Terça-feira, 19 de janeiro: Uma nota do Procurador Geral da República, Augusto Aras, causou perplexidade geral. Diante da pressão para avaliar ilicitudes do Presidente da República, a PGR lançou nota não apenas se eximindo, ao atribuir a função de julgá-las unicamente ao Poder Legislativo, mas complementou com uma menção ao chamado estado de defesa: “o estado de calamidade é a antessala do estado de defesa” declarou a PGR. O chamado “estado de defesa” é um dispositivo constitucional (previsto no artigo 136 da Constituição) para casos de “instabilidade institucional”. Não sabemos a intenção e o cálculo de Aras ao jogar no ar tal possibilidade. Sua invocação, no entanto, não deve passar despercebida.

Sinais na mesma direção dos acima relatados abundam, como, por exemplo, o resgatado projeto de lei que altera o poder dos estados sobre suas forças policiais ao propor alterações na forma de nomear seus comandantes. A proposta, que sugere alterações na estrutura das polícias, embora parta do Parlamento, possui origem e é afinada com as pretensões do Governo Federal e na prática reduziria o poder dos governadores sobre suas polícias. Tal projeto, que passou quase despercebido, pode ser entendido no contexto da guerra aberta de Bolsonaro com os governadores e, o que é mais grave, na aparente tentativa de controle e influência sobre a Polícia Militar, braço armado do Estado.

A listagem acima se limita ao recém iniciado ano de 2021. Se estendermos o período e também a natureza das ações do governo Bolsonaro, vale mencionar os questionamentos públicos sobre a legitimidade do processo eleitoral, gesto inaceitável ao colocar sob suspeita o funcionamento da democracia mesmo em sua versão minimalista. Os efeitos de um gesto como esse são perigosos, como notaram recentemente os EUA ao temer por um momento a observância do preceito mais elementar do jogo democrático: Aquele que perde as eleições reconhece a derrota e vai para casa.

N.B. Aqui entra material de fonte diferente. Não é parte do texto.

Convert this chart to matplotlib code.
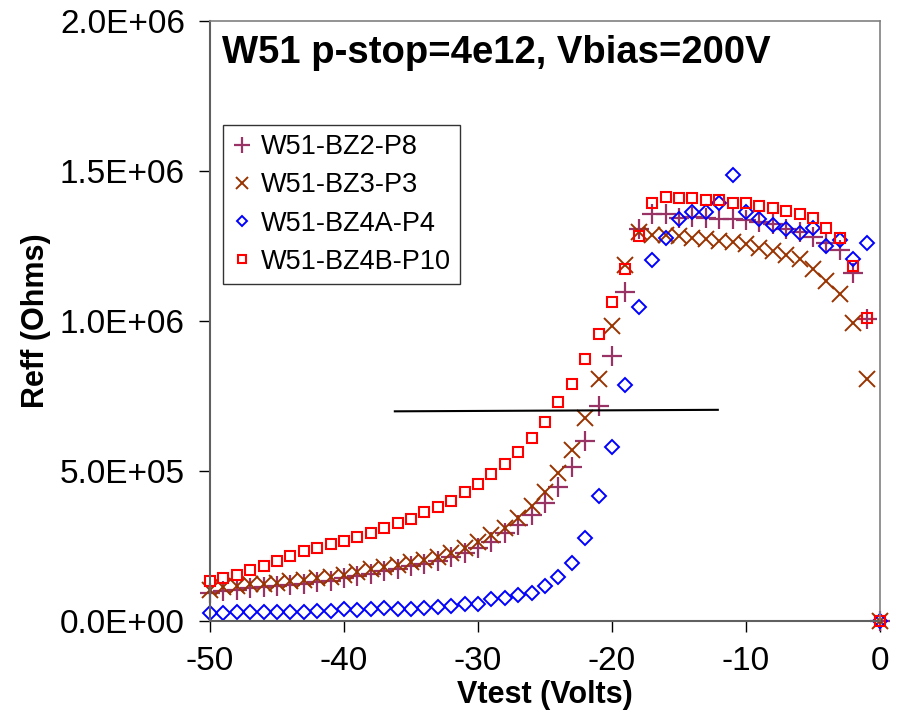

Vale aqui então frisar uma lição aprendida com experiências recentes e assim enunciada por Przeworski: “[…] democracias não dispõem de mecanismos institucionais que impedem que elas sejam subvertidas por governos devidamente eleitos segundo normas constitucionais”. Diante disso, importa o modo como seremos capazes de perceber os efeitos cumulativos de determinadas medidas no futuro e a capacidade de resposta das instituições frente às medidas autoritárias do presidente da república. Importa também a capacidade de mobilização da oposição e da população em geral, o que pode mudar o espaço de ação ou aumentar o risco das jogadas autoritárias para o próprio governo, fazendo-o recuar.

Os alertas feitos acima podem soar ingênuos para o leitor que lembra muito bem das falas do atual presidente sobre fuzilar o então presidente Fernando Henrique Cardoso, ou “metralhar a petralhada”, como dito em campanha presidencial de 2018. Há infindáveis exemplos da personalidade autoritária e violenta do atual presidente. Mesmo sendo notória, parte do país optou por ela. Não se trata, no entanto, de investigar sua personalidade – lamentável sob todos os aspectos – mas sim observar as jogadas do tabuleiro político e as possibilidades de resistência. Seguindo a parcimônia explicativa de Przeworski, não há inevitabilidades na história da política. Ela é marcada por contingências. Por isso não podemos nem afirmar que a democracia está condenada à morte no Brasil e nem afirmar que está tudo bem pois “as instituições estão funcionando”. Olhando para o Brasil, penso que Przeworski diria, a seu modo quase coloquial: As instituições podem até estar funcionando. Mas tem alguma coisa acontecendo. É preciso interpretar os sinais e se mover politicamente para evitar um desfecho autoritário. Antes que seja tarde demais.


[1] PRZEWORSKI, A. Crises da democracia. 1ª ed. Rio de Janeiro: Zahar, 2020

Observação: Esse conteúdo não representa, necessariamente, a opinião da Fundação Podemos.